TASK INPUT:
○ ○ ○ ○ ○

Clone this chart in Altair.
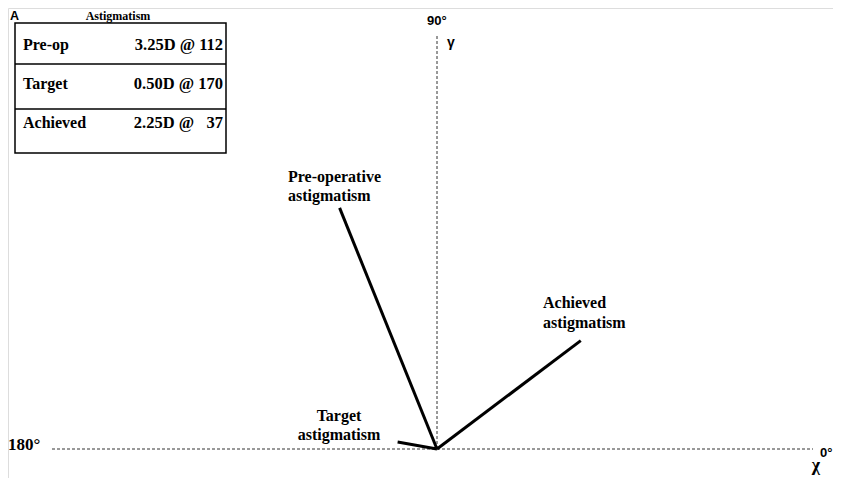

○ ○ ○ ○ ○

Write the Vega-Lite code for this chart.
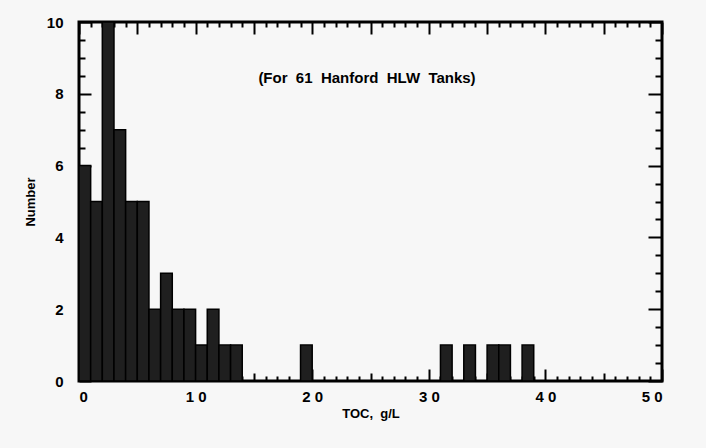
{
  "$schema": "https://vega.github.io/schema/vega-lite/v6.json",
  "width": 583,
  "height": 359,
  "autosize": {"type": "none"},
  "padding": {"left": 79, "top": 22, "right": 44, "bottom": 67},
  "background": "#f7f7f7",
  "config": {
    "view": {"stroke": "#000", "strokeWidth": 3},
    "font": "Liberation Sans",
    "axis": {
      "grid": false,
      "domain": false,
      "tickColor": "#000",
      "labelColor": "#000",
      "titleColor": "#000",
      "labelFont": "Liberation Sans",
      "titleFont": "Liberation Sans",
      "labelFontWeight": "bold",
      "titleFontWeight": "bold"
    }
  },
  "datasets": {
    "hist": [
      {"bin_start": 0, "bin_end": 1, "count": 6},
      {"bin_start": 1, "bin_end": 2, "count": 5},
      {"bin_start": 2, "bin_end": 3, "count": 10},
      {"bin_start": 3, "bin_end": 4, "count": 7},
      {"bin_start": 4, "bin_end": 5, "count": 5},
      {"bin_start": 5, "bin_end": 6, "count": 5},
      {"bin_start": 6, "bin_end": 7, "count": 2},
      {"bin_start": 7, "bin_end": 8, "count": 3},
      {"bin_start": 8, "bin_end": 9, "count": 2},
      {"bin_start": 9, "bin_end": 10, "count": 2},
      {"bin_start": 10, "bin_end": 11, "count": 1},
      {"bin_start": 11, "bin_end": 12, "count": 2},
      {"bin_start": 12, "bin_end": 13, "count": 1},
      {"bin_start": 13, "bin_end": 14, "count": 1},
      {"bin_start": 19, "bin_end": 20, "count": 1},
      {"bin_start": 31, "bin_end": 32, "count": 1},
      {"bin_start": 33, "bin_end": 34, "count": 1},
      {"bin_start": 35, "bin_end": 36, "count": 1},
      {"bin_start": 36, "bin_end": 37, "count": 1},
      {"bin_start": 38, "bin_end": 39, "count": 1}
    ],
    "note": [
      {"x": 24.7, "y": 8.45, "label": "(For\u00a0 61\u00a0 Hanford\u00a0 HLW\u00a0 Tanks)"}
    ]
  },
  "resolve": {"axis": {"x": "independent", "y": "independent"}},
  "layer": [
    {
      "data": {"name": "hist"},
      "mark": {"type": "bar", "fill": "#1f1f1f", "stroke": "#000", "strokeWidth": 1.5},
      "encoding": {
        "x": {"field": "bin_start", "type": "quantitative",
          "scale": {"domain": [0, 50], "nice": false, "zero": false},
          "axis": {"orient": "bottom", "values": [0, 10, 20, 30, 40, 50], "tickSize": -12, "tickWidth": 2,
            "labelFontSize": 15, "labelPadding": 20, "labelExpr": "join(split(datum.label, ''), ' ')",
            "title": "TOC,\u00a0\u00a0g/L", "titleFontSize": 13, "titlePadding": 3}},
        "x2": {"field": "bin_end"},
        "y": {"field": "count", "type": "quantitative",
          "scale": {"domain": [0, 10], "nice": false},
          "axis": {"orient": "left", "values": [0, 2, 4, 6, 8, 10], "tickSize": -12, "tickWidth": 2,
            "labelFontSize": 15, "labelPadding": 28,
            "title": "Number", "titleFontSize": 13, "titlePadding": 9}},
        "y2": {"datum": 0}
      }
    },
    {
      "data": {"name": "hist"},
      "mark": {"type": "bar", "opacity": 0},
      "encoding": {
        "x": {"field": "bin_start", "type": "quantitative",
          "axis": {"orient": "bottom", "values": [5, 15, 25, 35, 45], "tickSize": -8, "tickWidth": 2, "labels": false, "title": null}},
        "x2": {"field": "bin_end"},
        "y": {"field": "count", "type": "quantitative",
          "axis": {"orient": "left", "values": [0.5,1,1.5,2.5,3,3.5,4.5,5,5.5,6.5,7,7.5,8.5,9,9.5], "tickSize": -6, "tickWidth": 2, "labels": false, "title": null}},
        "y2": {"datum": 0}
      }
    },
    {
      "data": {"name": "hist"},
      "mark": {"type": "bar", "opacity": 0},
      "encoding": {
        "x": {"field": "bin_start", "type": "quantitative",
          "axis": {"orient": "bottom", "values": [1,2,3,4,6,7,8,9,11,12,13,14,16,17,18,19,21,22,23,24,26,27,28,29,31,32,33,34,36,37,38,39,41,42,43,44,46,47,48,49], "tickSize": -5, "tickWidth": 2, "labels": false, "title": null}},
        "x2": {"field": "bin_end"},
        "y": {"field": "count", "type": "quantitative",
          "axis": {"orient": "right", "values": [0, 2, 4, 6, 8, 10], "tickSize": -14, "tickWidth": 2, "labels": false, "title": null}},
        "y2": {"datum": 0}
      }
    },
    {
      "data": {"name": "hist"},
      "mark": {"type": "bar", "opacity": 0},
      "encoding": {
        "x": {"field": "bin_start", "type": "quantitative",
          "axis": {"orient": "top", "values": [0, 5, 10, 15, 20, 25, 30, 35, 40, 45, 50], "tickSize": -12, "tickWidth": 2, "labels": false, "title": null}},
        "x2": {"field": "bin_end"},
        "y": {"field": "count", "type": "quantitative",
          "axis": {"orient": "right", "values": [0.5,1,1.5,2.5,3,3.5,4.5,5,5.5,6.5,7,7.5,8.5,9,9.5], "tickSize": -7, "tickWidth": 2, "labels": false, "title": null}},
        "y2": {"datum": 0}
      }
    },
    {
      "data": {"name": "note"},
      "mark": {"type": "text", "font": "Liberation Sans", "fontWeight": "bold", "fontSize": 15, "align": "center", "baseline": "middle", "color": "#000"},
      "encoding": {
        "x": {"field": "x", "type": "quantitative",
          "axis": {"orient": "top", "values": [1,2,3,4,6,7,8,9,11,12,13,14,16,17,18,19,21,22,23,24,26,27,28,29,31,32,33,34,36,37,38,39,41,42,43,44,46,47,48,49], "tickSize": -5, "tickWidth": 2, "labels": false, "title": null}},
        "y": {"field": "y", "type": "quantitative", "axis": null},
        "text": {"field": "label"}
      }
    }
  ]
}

○ ○ ○ ○ ○

STATED GOAL: Point out every line holding the string "chart" and copy it.

TASK SOLUTION:
Clone this chart in Altair.
Write the Vega-Lite code for this chart.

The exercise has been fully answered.